Kiss Me, I'm Irish

March 17th, better known as St. Patrick’s Day, can be linked to green beer, cupcakes, pancakes, themed clothing and even leprechaun spotting.  But where does the festive day originate from that so many people have come to now celebrate? 

According to History, March 17th observes the death of St. Patrick, the patron saint of Ireland. It originally represented a religious feast day, being a holiday for over 1000 years now in Ireland. The tradition was that of attending church in the morning, and indulging on a feast in the afternoon. The Lenten tradition of not eating meat would be waived, and patrons would partake in Irish traditions including dancing, music and the Irish favourite of bacon & cabbage.  

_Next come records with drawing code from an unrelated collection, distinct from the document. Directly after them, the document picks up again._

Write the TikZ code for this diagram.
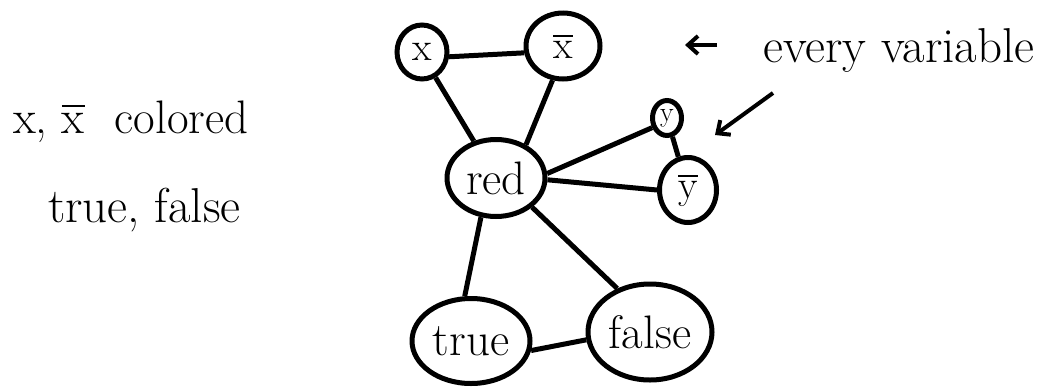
\documentclass[tikz,border=0pt]{standalone}
\usepackage{fontspec}
\usepackage{unicode-math}
\setmathfont{Latin Modern Math}
\usetikzlibrary{shapes.geometric,arrows.meta}
\newcommand{\hwbig}{\fontsize{47}{50}\selectfont}
\newcommand{\hwhuge}{\fontsize{49}{52}\selectfont}
\newcommand{\hwmid}{\fontsize{40}{44}\selectfont}
\newcommand{\hwsmall}{\fontsize{28}{30}\selectfont}
\tikzset{
  vtx/.style={draw, ellipse, line width=5pt, inner sep=0pt},
  edge/.style={line width=5pt},
  lbl/.style={inner sep=0pt, font=\hwbig},
  pointer/.style={line width=4pt, -{Straight Barb[length=10pt,width=18pt,line width=4pt]}},
}
\begin{document}
\begin{tikzpicture}[x=1pt,y=-1pt]
\useasboundingbox (0,0) rectangle (1054,386);
% vertices
\node[vtx, minimum width=50pt, minimum height=54pt, font=\hwmid] (x) at (422,52) {x};
\node[vtx, minimum width=74pt, minimum height=66pt, font=\hwmid] (xb) at (563,46) {$\overline{\mathrm{x}}$};
\node[vtx, minimum width=98pt, minimum height=77pt, font=\hwbig] (red) at (496,178) {red};
\node[vtx, minimum width=29pt, minimum height=35pt, font=\hwsmall] (y) at (667,118) {y};
\node[vtx, minimum width=57pt, minimum height=65pt, font=\hwmid] (yb) at (688,190) {$\overline{\mathrm{y}}$};
\node[vtx, minimum width=118pt, minimum height=85pt, font=\hwbig] (true) at (471,341) {true};
\node[vtx, minimum width=124pt, minimum height=96pt, font=\hwbig] (false) at (650,332) {false};
% edges
\draw[edge] (x.-10) -- (xb.190);
\draw[edge] (x.-62) -- (red.121);
\draw[edge] (xb.-107) -- (red.48);
\draw[edge] (red.5) -- (y.213);
\draw[edge] (red.-2) -- (yb.180);
\draw[edge] (y) -- (yb);
\draw[edge] (red.-111) -- (true.98);
\draw[edge] (red.-39) -- (false.127);
\draw[edge] (true.-9) -- (false.187);
% annotations
\node[lbl, anchor=base west, font=\hwhuge] (ev) at (763,62) {every variable};
\coordinate (la1) at (717,45);
\coordinate (la2) at (685,45);
\draw[pointer, line width=3.5pt] (la1) -- (la2);
\coordinate (da1) at (773,93);
\coordinate (da2) at (715,135);
\draw[pointer] (da1) -- (da2);
\node[lbl, anchor=base west] (t1) at (13,133) {x, $\overline{\mathrm{x}}$\hspace{30pt}colored};
\node[lbl, anchor=base west, font=\hwhuge] (t2) at (48,222) {true, false};
\end{tikzpicture}
\end{document}
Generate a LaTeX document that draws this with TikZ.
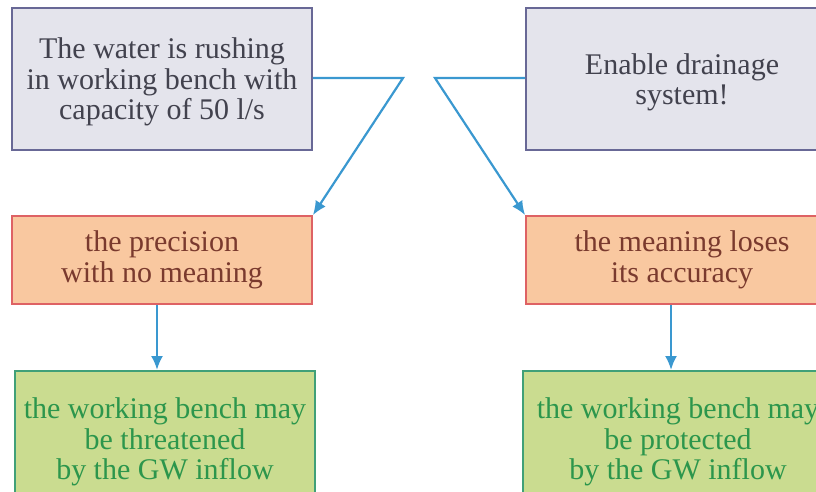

The spirit of embracing the festivities has spread over time from the Irish specifically to those of all cultures – a lot of which had to do with migrations that took place over the years. Though the tradition of food, dancing and beverages has lived on, many can admit to foregoing the church-visits in the morning. It has been recorded that hundreds of St. Patrick’s Day parades are held across North America to mark the occasion – New York City & Boston specifically are the largest in the USA; with Chicago even dying the river green to mark the occasion. In Canada, Toronto & Montreal throw quite a few parties themselves.  

Guinness sponsors St. Paddy’s Day (better known as SPD), the largest St. Patrick’s Day party in Toronto – taking place Saturday, March 18. Purchasing a $15-30 ticket will get you access to live bands, fiddlers & Irish dancers; DJ’s, outdoor patios & interactive games; pancake breakfast & other food options; photo booths, face painters and balloon artists as well. Note that this is a 19+ event as multiple bar spaces are located throughout the venue. Interested in attending? Click here for more details. 

Though numerous pubs and restaurants will be celebrating St. Patrick’s Day in Montreal as well, they are better known for the parade that they host along Saint Catherine street from du Fort to Place Phillips. It has been consecutively produced for 194 years, adding to the Irish Season that they run. Crowds of up to 750,000 people have been known to gather to view the hundreds of floats and groups making up the spectacle. The parade and other Irish Season events are also being linked back to Montreal’s 375th celebrations, with a few extra activities and events added. Learn more about the history and upcoming events here.   

Whether you’re celebrating because you’re Irish by blood, you’ve deemed yourself Irish for the day, or just to relax on a Friday – please drink responsibly! Don’t forget to keep an eye out for those leprechauns and four leaf clovers… apparently, they’re good luck.